ある時、オーディオルームに鎮座するPIONEER S1EXに優しい眼差しを向けながら、
「この人が家に来たときは全然鳴らなくて・・」ずいぶん研究して部屋を整えて、1-2年かけてやっと良くなって、それからはこのシステムでまとまって、こうしてアップグレードすればきちんと応えてくれるし、なかなか次へというスピーカーがないんです。
ただ、1本50kg近くあるので、セッティングも大変で、、と笑いながら
「次にスピーカーを変えるときは、もう少しコンパクトなものにしたい。」と。
常々、そういうご要望は多く頂きますが、必ず前置きがあります。
「今聴いている音のクオリティが下がるのは困る。」
コンパクト化だけが本意ではないということ。
さて、スピーカーの筐体を小さくしてクオリティを上げる、、しかも並大抵の上がりようではつまりません。
ほとんどの場合、お使いの愛機にはセッティングの苦労の汗と涙、喜びと思い出などたくさんの付加価値がつきます。
新しいものは、それを超えても余りある良さがなければ。
前置きが長くなりましたが、心のどこかで「もっとときめかせてくれるもの」を抱えていらしたのか、数年の間時折いらしてさまざまなスピーカーを聴かれては「我が家のをもう少し鳴らそうと思います」と帰られるのでした。
いつのことだったか、Brodmannがちょっと気になりますね、とふらりとご来店。これは中々いいですねと帰られることが2回くらい。
昨年11月のウィーンフィル演奏のブルックナーのコンサートの前に立ち寄られ、混雑していた店内で満足なご案内もできない中で「やっぱりよいということが確認できました」とお帰り。
このコロナ渦で13年共にしたスピーカーのちょっとした不調をきっかけにされてか、晴れてのご納品となったのでした。
お部屋に入った感じを見て「丁度いい大きさ」
KLIMAX DSMとKLIMAX TWIN/Dに接続し、準備完了。まずはピアノ曲から。

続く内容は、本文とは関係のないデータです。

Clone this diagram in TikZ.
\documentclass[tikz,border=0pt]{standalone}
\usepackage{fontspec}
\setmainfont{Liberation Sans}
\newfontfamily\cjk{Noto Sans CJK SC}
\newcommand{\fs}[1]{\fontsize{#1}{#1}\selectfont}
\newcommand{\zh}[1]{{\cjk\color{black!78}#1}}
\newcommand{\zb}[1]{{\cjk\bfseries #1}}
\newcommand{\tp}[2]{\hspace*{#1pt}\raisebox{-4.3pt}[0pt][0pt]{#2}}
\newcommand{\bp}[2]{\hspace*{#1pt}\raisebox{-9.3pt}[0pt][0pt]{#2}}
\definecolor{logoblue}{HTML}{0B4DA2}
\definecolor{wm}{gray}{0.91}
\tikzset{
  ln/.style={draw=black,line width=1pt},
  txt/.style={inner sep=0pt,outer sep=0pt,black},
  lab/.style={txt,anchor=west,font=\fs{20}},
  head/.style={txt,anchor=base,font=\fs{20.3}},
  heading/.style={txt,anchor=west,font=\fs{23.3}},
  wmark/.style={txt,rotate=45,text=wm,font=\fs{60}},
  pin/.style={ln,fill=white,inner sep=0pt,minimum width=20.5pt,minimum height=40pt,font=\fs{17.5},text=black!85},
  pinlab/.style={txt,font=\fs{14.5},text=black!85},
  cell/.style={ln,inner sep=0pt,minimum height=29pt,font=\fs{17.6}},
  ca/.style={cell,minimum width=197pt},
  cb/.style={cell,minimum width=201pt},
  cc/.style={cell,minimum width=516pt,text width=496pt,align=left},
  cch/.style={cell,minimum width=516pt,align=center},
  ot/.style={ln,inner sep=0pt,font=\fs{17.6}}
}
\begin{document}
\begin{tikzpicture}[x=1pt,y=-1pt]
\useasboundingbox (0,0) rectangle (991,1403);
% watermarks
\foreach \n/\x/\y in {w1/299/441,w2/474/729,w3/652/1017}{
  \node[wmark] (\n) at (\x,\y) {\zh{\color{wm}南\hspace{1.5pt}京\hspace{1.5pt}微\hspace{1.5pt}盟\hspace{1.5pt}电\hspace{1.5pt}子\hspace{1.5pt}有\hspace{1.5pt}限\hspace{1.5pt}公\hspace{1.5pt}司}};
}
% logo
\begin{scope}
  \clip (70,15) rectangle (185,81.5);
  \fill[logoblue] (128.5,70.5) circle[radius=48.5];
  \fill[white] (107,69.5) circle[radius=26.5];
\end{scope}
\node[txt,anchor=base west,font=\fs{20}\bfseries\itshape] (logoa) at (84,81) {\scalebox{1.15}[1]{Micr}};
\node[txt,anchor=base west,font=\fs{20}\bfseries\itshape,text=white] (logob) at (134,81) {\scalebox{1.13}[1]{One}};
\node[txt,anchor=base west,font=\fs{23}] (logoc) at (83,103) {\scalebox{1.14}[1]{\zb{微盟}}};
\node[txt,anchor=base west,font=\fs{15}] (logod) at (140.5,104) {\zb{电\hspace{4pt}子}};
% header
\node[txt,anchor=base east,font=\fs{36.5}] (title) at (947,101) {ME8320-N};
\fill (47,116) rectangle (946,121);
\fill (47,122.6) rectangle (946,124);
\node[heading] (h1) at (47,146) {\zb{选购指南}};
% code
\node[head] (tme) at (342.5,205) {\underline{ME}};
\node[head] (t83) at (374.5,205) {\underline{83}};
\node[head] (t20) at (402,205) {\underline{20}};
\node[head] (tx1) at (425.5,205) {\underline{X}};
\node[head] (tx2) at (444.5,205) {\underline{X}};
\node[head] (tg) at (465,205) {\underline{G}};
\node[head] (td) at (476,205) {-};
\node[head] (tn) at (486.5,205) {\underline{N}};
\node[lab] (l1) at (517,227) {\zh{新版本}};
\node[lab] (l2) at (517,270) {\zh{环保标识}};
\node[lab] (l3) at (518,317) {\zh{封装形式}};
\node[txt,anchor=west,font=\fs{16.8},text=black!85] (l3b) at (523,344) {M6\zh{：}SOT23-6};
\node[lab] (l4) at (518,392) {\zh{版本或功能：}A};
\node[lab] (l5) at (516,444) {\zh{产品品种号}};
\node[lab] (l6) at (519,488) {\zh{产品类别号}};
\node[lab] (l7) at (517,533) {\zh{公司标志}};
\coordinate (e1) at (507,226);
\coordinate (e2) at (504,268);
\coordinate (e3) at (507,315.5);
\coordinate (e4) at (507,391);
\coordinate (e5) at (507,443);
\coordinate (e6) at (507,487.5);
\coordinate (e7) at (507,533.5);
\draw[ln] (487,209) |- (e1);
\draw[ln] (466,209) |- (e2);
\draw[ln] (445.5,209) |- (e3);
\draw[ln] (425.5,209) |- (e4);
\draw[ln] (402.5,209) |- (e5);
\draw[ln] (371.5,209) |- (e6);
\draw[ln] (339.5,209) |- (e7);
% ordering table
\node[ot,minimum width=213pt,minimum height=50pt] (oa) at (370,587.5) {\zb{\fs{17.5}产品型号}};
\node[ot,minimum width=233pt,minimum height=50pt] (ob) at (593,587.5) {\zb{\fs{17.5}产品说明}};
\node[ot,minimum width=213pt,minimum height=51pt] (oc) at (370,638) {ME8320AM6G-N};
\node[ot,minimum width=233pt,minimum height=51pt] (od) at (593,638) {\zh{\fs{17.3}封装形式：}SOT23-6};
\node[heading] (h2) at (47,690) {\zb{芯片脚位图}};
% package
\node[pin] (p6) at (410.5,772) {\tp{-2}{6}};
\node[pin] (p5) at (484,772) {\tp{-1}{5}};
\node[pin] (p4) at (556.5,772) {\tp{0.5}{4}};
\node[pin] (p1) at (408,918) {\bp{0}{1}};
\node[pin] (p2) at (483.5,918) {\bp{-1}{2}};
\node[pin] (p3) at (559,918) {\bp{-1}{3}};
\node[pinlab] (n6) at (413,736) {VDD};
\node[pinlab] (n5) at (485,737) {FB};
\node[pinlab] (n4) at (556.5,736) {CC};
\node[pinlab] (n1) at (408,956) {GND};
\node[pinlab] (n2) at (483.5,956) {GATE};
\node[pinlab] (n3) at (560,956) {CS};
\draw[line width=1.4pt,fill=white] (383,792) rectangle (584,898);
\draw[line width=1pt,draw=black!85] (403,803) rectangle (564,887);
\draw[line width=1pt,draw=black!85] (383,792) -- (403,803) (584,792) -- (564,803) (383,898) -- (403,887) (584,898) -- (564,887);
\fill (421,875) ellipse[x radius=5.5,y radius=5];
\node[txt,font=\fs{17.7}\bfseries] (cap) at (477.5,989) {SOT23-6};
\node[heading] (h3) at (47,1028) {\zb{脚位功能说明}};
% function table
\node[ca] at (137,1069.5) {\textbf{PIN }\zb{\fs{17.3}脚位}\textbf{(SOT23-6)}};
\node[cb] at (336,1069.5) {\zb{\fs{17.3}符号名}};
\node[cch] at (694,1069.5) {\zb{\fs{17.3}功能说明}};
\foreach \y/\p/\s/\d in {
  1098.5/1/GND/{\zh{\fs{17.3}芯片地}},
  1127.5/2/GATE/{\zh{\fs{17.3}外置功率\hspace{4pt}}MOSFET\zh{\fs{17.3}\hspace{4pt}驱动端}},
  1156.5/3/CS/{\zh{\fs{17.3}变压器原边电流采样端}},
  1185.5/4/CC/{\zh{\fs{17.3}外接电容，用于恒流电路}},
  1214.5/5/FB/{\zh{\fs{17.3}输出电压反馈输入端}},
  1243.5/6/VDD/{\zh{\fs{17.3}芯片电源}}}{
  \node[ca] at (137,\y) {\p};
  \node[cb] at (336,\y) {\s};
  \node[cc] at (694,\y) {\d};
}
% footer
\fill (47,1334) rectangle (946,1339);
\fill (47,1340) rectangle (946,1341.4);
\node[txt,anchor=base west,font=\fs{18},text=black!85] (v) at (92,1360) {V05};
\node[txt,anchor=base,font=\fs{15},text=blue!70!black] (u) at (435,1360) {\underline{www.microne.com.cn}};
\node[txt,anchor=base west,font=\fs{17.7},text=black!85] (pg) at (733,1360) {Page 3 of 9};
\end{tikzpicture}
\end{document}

一曲聴き終えて「これはこのスピーカー導入のお祝いの曲なんです。レ・フレールというピアノデュオ」
ベーゼンドルファーを使っているので、一曲目はこれだなと決めていらしたとのこと。
3カ月近くもお待たせしたので、色々なご準備をされていたご様子でした。
続けてリファレンスに使われているギターデュオ「デパぺぺ」や、MIYABIのギター、マーラーの5番、レコードで上原ひろみとカスタニエーダのハープのデュオ、モーツァルトのレクイエム、石川さゆり、など幅広く聴かれたあと
「、、、ちょっと拍子抜けしています」
(ワタシの心の声)「えー!?!?」
・・・スピーカーの納品当日は、経験上本来の音は期待できないものと思い、調整しながら良さを感じていくのだとそんなつもりにしていた。
最初からこんなにまとまるとは思っていなかったので、驚きであり、拍子抜けでもあると。
一番心配はオーケストラだったけど、これだけ鳴ってくれれば心配も払拭された。一つのウーファーとは思えない鳴り方。
最初がこれだったら、もっと良くなるだろうし、末長く楽しめそうで、これにして良かったとつくづく思う・・・
「拍子抜け」の言葉に一瞬出た冷や汗は、すぐに引っ込んで嬉しい気持ちでいっぱいになりました。
オーディオファイルの方にはスピーカーを伴侶と表現する方も少なくないですが、それほど大切な存在です。
仲人?の様な我々は、スピーカーの納品は、楽しいものでもありますが一抹心配なところもあります。
何の心配もなくなった納品の帰り道は、つい饒舌になるのが私達の常であります。